Singing and sound has shaped my life. Not unlike how iron filings arrange themselves into intricate patterns when placed on a flat metal plaque while being vibrated with sound-waves. This study of wave phenomenon, called Cymatics, was the discovery of German scientist Hans Jenny in the 1930’s and most visually demonstrated the way that sound shapes matter.
We are all being shaped by everything that is vibrating within us and around us and we are all making intricate patterns of our lives whether we mean to or not.
My musical shaping began at a young age singing with my Father in musicals and concerts where he was the feature singer and I sang in the chorus where I felt more comfortable and where I could blend in with other people. I was a shy kid and when I was at home and wanted to sing, my shyness led me to the closet to sing with the doors closed.

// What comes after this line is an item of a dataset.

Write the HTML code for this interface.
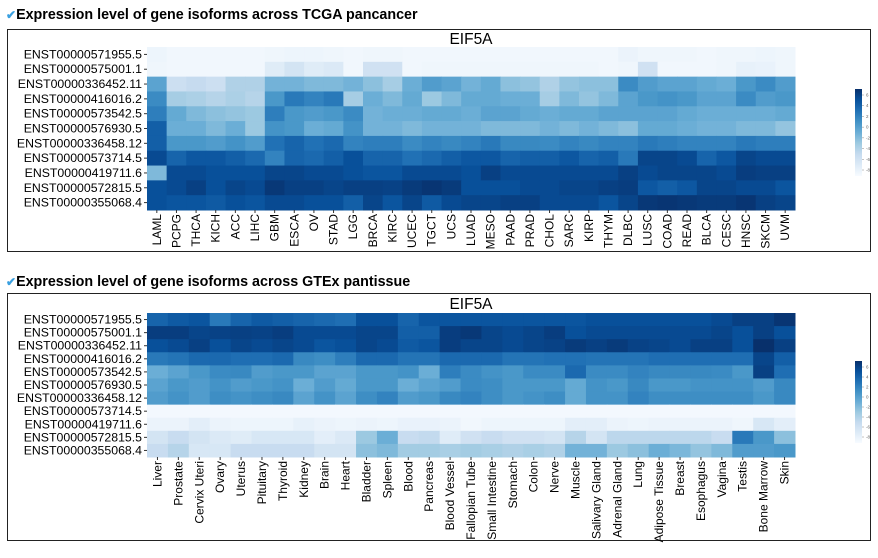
<!DOCTYPE html>
<html><head><meta charset="utf-8"><style>
body{margin:0;background:#fff;width:878px;height:558px;overflow:hidden;font-family:"Liberation Sans",sans-serif}
.h{position:absolute;left:6px;font-weight:bold;font-size:14.3px;color:#000}
.h span{color:#3aa0e0;font-size:12px}
.box{position:absolute;border:1px solid #222}
</style></head><body>
<div class="h" style="top:7px"><span>✔</span>Expression level of gene isoforms across TCGA pancancer</div>
<div class="box" style="left:7px;top:29px;width:862px;height:221px"></div>
<div class="h" style="top:274px"><span>✔</span>Expression level of gene isoforms across GTEx pantissue</div>
<div class="box" style="left:7px;top:293px;width:862px;height:246px"></div>
<svg id="s" width="878" height="558" style="position:absolute;left:0;top:0"></svg>
<script>
const rowsLabels=["ENST00000571955.5","ENST00000575001.1","ENST00000336452.11","ENST00000416016.2","ENST00000573542.5","ENST00000576930.5","ENST00000336458.12","ENST00000573714.5","ENST00000419711.6","ENST00000572815.5","ENST00000355068.4"];
const tcgaCats=["LAML","PCPG","THCA","KICH","ACC","LIHC","GBM","ESCA","OV","STAD","LGG","BRCA","KIRC","UCEC","TGCT","UCS","LUAD","MESO","PAAD","PRAD","CHOL","SARC","KIRP","THYM","DLBC","LUSC","COAD","READ","BLCA","CESC","HNSC","SKCM","UVM"];
const tcgaVals=[
[.05,.03,.03,.03,.03,.03,.04,.05,.05,.04,.03,.04,.04,.03,.03,.03,.03,.03,.03,.03,.03,.03,.03,.03,.06,.04,.04,.04,.03,.04,.04,.05,.04],
[.04,.03,.03,.03,.03,.03,.12,.18,.12,.14,.03,.2,.2,.03,.04,.04,.04,.04,.04,.04,.04,.04,.04,.03,.04,.2,.03,.03,.03,.04,.08,.07,.04],
[.55,.22,.25,.22,.32,.32,.48,.48,.45,.45,.48,.42,.35,.5,.58,.55,.48,.52,.42,.4,.32,.4,.42,.42,.65,.58,.55,.55,.52,.5,.6,.65,.58],
[.65,.35,.33,.3,.33,.3,.6,.72,.68,.72,.35,.5,.45,.52,.38,.45,.52,.52,.5,.5,.35,.45,.4,.45,.55,.6,.62,.6,.55,.55,.65,.58,.6],
[.7,.52,.45,.42,.4,.38,.7,.6,.58,.6,.65,.48,.5,.5,.52,.52,.5,.55,.55,.52,.5,.52,.52,.55,.55,.55,.55,.52,.5,.5,.5,.5,.52],
[.82,.5,.5,.45,.5,.38,.62,.6,.5,.52,.62,.48,.48,.45,.48,.48,.48,.45,.45,.45,.48,.45,.48,.45,.42,.52,.52,.5,.48,.48,.45,.45,.4],
[.82,.6,.6,.58,.62,.58,.75,.8,.75,.78,.68,.7,.7,.65,.68,.66,.68,.72,.66,.66,.65,.68,.66,.68,.68,.72,.7,.68,.68,.68,.72,.7,.7],
[.9,.8,.85,.85,.82,.78,.68,.8,.78,.82,.88,.8,.8,.75,.78,.82,.85,.85,.8,.82,.82,.85,.8,.82,.72,.92,.92,.9,.8,.85,.92,.9,.9],
[.45,.9,.9,.88,.88,.88,.92,.92,.9,.9,.88,.86,.86,.9,.9,.9,.88,.94,.9,.9,.9,.9,.9,.9,.94,.9,.92,.92,.92,.9,.95,.94,.94],
[.88,.9,.94,.88,.92,.9,.97,.94,.94,.92,.94,.94,.93,.96,.98,.96,.88,.88,.88,.9,.9,.92,.92,.94,.95,.85,.82,.85,.92,.92,.9,.9,.86],
[.88,.86,.86,.84,.88,.86,.9,.9,.88,.88,.82,.92,.86,.92,.84,.9,.92,.92,.94,.94,.9,.9,.9,.86,.92,.97,.98,.97,.96,.96,.98,.94,.92]];
const gtexCats=["Liver","Prostate","Cervix Uteri","Ovary","Uterus","Pituitary","Thyroid","Kidney","Brain","Heart","Bladder","Spleen","Blood","Pancreas","Blood Vessel","Fallopian Tube","Small Intestine","Stomach","Colon","Nerve","Muscle","Salivary Gland","Adrenal Gland","Lung","Adipose Tissue","Breast","Esophagus","Vagina","Testis","Bone Marrow","Skin"];
const gtexVals=[
[.8,.84,.86,.72,.8,.84,.82,.8,.78,.76,.88,.88,.8,.86,.86,.86,.86,.86,.86,.86,.86,.88,.88,.88,.88,.88,.88,.9,.94,.94,.98],
[.95,.95,.92,.93,.94,.93,.95,.9,.9,.9,.92,.92,.82,.82,.95,.97,.92,.9,.92,.95,.88,.9,.9,.9,.9,.9,.9,.92,.88,.94,.88],
[.88,.9,.94,.88,.92,.9,.92,.9,.86,.88,.92,.9,.84,.86,.95,.92,.92,.9,.92,.93,.96,.94,.96,.93,.92,.9,.94,.94,.88,1,.94],
[.72,.74,.78,.78,.76,.76,.78,.66,.64,.7,.78,.78,.74,.74,.78,.78,.78,.74,.74,.75,.75,.74,.74,.74,.76,.76,.76,.76,.76,.92,.82],
[.5,.55,.6,.65,.66,.58,.6,.6,.55,.55,.6,.6,.62,.5,.7,.65,.62,.6,.65,.65,.78,.65,.65,.68,.66,.66,.66,.65,.6,.94,.76],
[.55,.6,.58,.62,.58,.6,.62,.5,.58,.52,.6,.6,.5,.55,.58,.65,.64,.6,.6,.6,.52,.62,.6,.66,.6,.6,.62,.62,.62,.58,.66],
[.58,.62,.58,.64,.62,.64,.66,.55,.62,.55,.64,.68,.58,.6,.66,.68,.64,.6,.62,.64,.52,.62,.62,.68,.64,.64,.64,.64,.64,.6,.66],
[.02,.02,.02,.02,.02,.02,.02,.02,.02,.02,.02,.02,.02,.02,.02,.02,.02,.02,.02,.02,.02,.02,.02,.02,.02,.02,.02,.02,.02,.02,.02],
[.06,.06,.1,.06,.05,.05,.05,.08,.06,.05,.06,.05,.07,.07,.06,.03,.05,.05,.05,.05,.1,.1,.06,.05,.06,.06,.06,.06,.04,.16,.1],
[.18,.24,.18,.14,.12,.16,.16,.16,.1,.14,.38,.5,.24,.26,.12,.2,.24,.2,.2,.18,.3,.18,.28,.28,.28,.28,.28,.24,.72,.6,.42],
[.24,.3,.16,.16,.24,.24,.24,.24,.18,.18,.42,.45,.36,.36,.34,.36,.34,.32,.34,.32,.48,.48,.38,.42,.5,.46,.4,.45,.58,.58,.6]];
const cbTicks=["6","4","2","0","-2","-4","-6","-8"];
const stops=["#f7fbff","#deebf7","#c6dbef","#9ecae1","#6baed6","#4292c6","#2171b5","#08519c","#08306b"];
function hx(c){return [1,3,5].map(i=>parseInt(c.substr(i,2),16));}
function blues(v){v=Math.max(0,Math.min(1,v));const p=v*8,i=Math.min(7,Math.floor(p)),f=p-i;const a=hx(stops[i]),b=hx(stops[i+1]);return "rgb("+a.map((x,k)=>Math.round(x+(b[k]-x)*f)).join(",")+")";}
const NS="http://www.w3.org/2000/svg",svg=document.getElementById("s");
function mk(t,at,txt){const e=document.createElementNS(NS,t);for(const k in at)e.setAttribute(k,at[k]);if(txt!=null)e.textContent=txt;svg.appendChild(e);return e;}
function heat(key,cats,vals,L,R,T,B,titleY,cbT,cbB){
  const cw=(R-L)/cats.length,rh=(B-T)/rowsLabels.length;
  const xs=i=>L+i*cw, ys=j=>T+j*rh;
  const t=mk("text",{x:(L+R)/2,y:titleY,"text-anchor":"middle","font-size":"15.5","font-family":"Liberation Sans, sans-serif"},"EIF5A");
  
  
  vals.forEach((row,j)=>row.forEach((v,i)=>{
    const r=mk("rect",{x:xs(i),y:ys(j),width:cw+0.5,height:rh+0.5,fill:blues(v)});
    
    
  }));
  rowsLabels.forEach((l,j)=>{
    const e=mk("text",{x:L-5,y:ys(j)+rh/2+4,"text-anchor":"end","font-size":"12.3","font-family":"Liberation Sans, sans-serif"},l);
    
    
    mk("line",{x1:L-3,x2:L,y1:ys(j)+rh/2,y2:ys(j)+rh/2,stroke:"#333"});
  });
  cats.forEach((c,i)=>{
    const x=xs(i)+cw/2+4,y=B+4;
    const e=mk("text",{x:x,y:y,transform:"rotate(-90 "+x+" "+y+")","text-anchor":"end","font-size":"12","font-family":"Liberation Sans, sans-serif"},c);
    
    
    mk("line",{x1:xs(i)+cw/2,x2:xs(i)+cw/2,y1:B,y2:B+3,stroke:"#333"});
  });
  const g=mk("defs",{});
  const lg=document.createElementNS(NS,"linearGradient");lg.setAttribute("id","g"+key);lg.setAttribute("x1","0");lg.setAttribute("y1","1");lg.setAttribute("x2","0");lg.setAttribute("y2","0");
  stops.forEach((s,k)=>{const st=document.createElementNS(NS,"stop");st.setAttribute("offset",k/8);st.setAttribute("stop-color",s);lg.appendChild(st);});
  g.appendChild(lg);
  const cb=mk("rect",{x:855,y:cbT,width:7,height:cbB-cbT,fill:"url(#g"+key+")"});
  
  
  cbTicks.forEach((tk,k)=>{const y=cbT+6+k*(cbB-cbT-12)/(cbTicks.length-1);
    mk("line",{x1:862,x2:864,y1:y,y2:y,stroke:"#888","stroke-width":0.5});
    const e=mk("text",{x:866,y:y+1.5,"font-size":"4.5",fill:"#666","font-family":"Liberation Sans, sans-serif"},tk);
    
    });
}
heat("tcga",tcgaCats,tcgaVals,147,795,47,210,44,89,176);
heat("gtex",gtexCats,gtexVals,147,795,313,457,309,361,443);
</script>
</body></html>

And when I came out of that closet, I really came out. For the next 15 years or so I would proceed to sing for my bread and butter and travel to various parts of the world singing in concert halls in China, smokey clubs in Finland and the UK, Jazz Kellers in Germany and United States. I would become the first White Supreme in history backing up ‘Mary Wilson of the Supremes’ and saw the whole Motown era revisited through backstage eyes. I performed a solo in David Foster’s song “Can’t You Feel It” at the 1988 Olympics in Calgary and wrote the World Games theme song 2001. I recorded four albums and wrote three theme songs.
I was shaped by these events and created many intricate patterns within me which I would then spend the next 20 years re-harmonizing and re-turning back to a state of harmony within me from a state of dis-harmony. These big events as amazing as they had been had impacted my body and my psyche to the point of exhaustion. My voice had collapsed and so had I and I was at a loss as to how to move forward in my life.
And so I listened. I became still. I took deep breaths and over time and to my surprise the voice that had been pointed outside of myself for others turned towards me and the healing sound of my own voice began to pour its medicine throughout my body and my being.
I know first hand the healing powers of the voice from the emotional, spiritual and soul levels. I have spent years and years allowing my voice to penetrate and soften me to my core. I have not done this because sound and singing brings relief from stress and anxiety, improved concentration and enhanced creativity. I have not been trying to improve my vision or rebalance my brain hemispheres, or increase alpha brainwave activity. I have not been trying to access higher consciousness or move energy through stimulation of the cerebrospinal fluid increasing the kundalini life force. All I have been trying to do, is. To. Feel. Feel my voice moving through my body and waking it up piece by glorious piece. I have done this to feel the beauty of my voice again and how it feels like every cell dances to the sound of one note and to remember how my body feels so open and alive after I sing. The voice lights up life and our whole being the way that nothing else can. Oh, and that other stuff is good too.
A message from the director of the Association of Sound Healing Nestor Kornblum who says, “through the regular use of sound combined with intention we may begin to vibrate faster at a cellular or molecular level. This what is meant by “raise your frequency”. The higher rate of vibration creates larger spaces between the cells, making us less dense, and preventing negative or intrusive energies from sticking to us easily. In the 1930’s the medium Edgar Cayce predicted that sound would be the medicine of the future. That future is now. So let’s all raise our vibration to harmonize with the energies of this New Millennium!”
Like I said, all that other stuff is good too.